By Patrick Nduwimana
BUJUMBURA (Reuters) - Burundi's constitutional court approved President Pierre Nkurunziza's bid for a third term in office on Tuesday, a ruling promptly dismissed as biased by opponents who said they would continue protests until he backed down.
The opposition says Nkurunziza's plan to stand in a June election violates the constitution and a peace deal that ended a civil war that pitted the ethnic Hutu majority against the Tutsi minority from 1993 to 2005.
More than a week of protests have plunged the African nation into its worst crisis since that conflict. Civil society groups say a dozen people have been killed, while more than 30,000 have fled to neighboring states fearing renewed ethnic violence.
"The renewal of the presidential term through direct universal suffrage for five years is not against the constitution of Burundi," a constitutional court statement said.
The government has urged protesters to accept the ruling and stop demonstrating. Nkurunziza, a former Hutu rebel leader, has called the protests an "insurrectional movement".
But opposition parties said the court ruling was unfair and protesters denounced it.
"The first term we accepted. The second term we accepted. We will never accept the third term," the demonstrators shouted outside a hotel where the government met opponents, civil society groups and diplomats. Police soon pushed them away.
"We don't care about the constitutional court decision because we know this court is manipulated," said Jean Minani, leader of Frodebu-Nyakuri party, part of one coalition behind the protests. He said rallies would not stop until the president backed down.

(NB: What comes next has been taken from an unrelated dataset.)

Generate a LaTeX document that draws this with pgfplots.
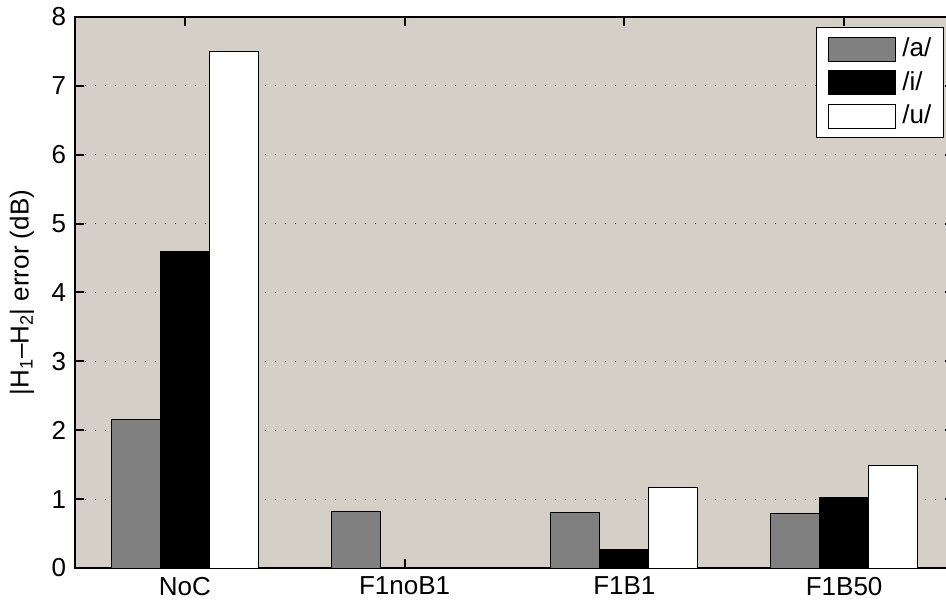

Civil society groups say at least 12 people have been killed so far in clashes in which police have fired teargas, water cannon and, say protesters, live rounds at demonstrators.
Police, who put the toll at six, including three members of the security forces, say protesters have hurled grenades.
The flare-up in Burundi threatens wider repercussions in a region with a history of ethnic conflict and where other presidents are also facing term limit deadlines soon.
Rwanda's Foreign Minister Louise Mushikiwabo said she was concerned about the unrest in Burundi, which shares the same ethnic mix as Rwanda where a 1994 genocide killed 800,000 people, most of them Tutsis as well as moderate Hutus.
"While we respect Burundi’s sovereignty in addressing internal matters, Rwanda considers the safety of innocent population as a regional and international responsibility,” she said in a statement, urging the government to restore peace.
Rwanda, which has vowed to prevent another genocide in the region, could be drawn into the conflict if ethnic fighting erupted and Tutsis became targets, diplomats say.
At least 24,000 mostly Tutsis have fled to Rwanda in recent weeks as tensions have mounted. About 7,000 people have also crossed into neighboring Democratic Republic of Congo.
U.S. Secretary of State John Kerry, in the region for talks, said in Nairobi on Monday that the decision to seek a third term "flies directly in the face" of Burundi's constitution, which sets out a two-term limit.
The United States, the European Union and African leaders have pressed Nkurunziza not to run. Washington and Brussels have warned of measures against individuals behind any violence in a nation that depends heavily on aid to fund half its budget.
The United States provides training, equipment and other support worth about $80 million a year to Burundi's army, while the European Union is the biggest contributor to the budget.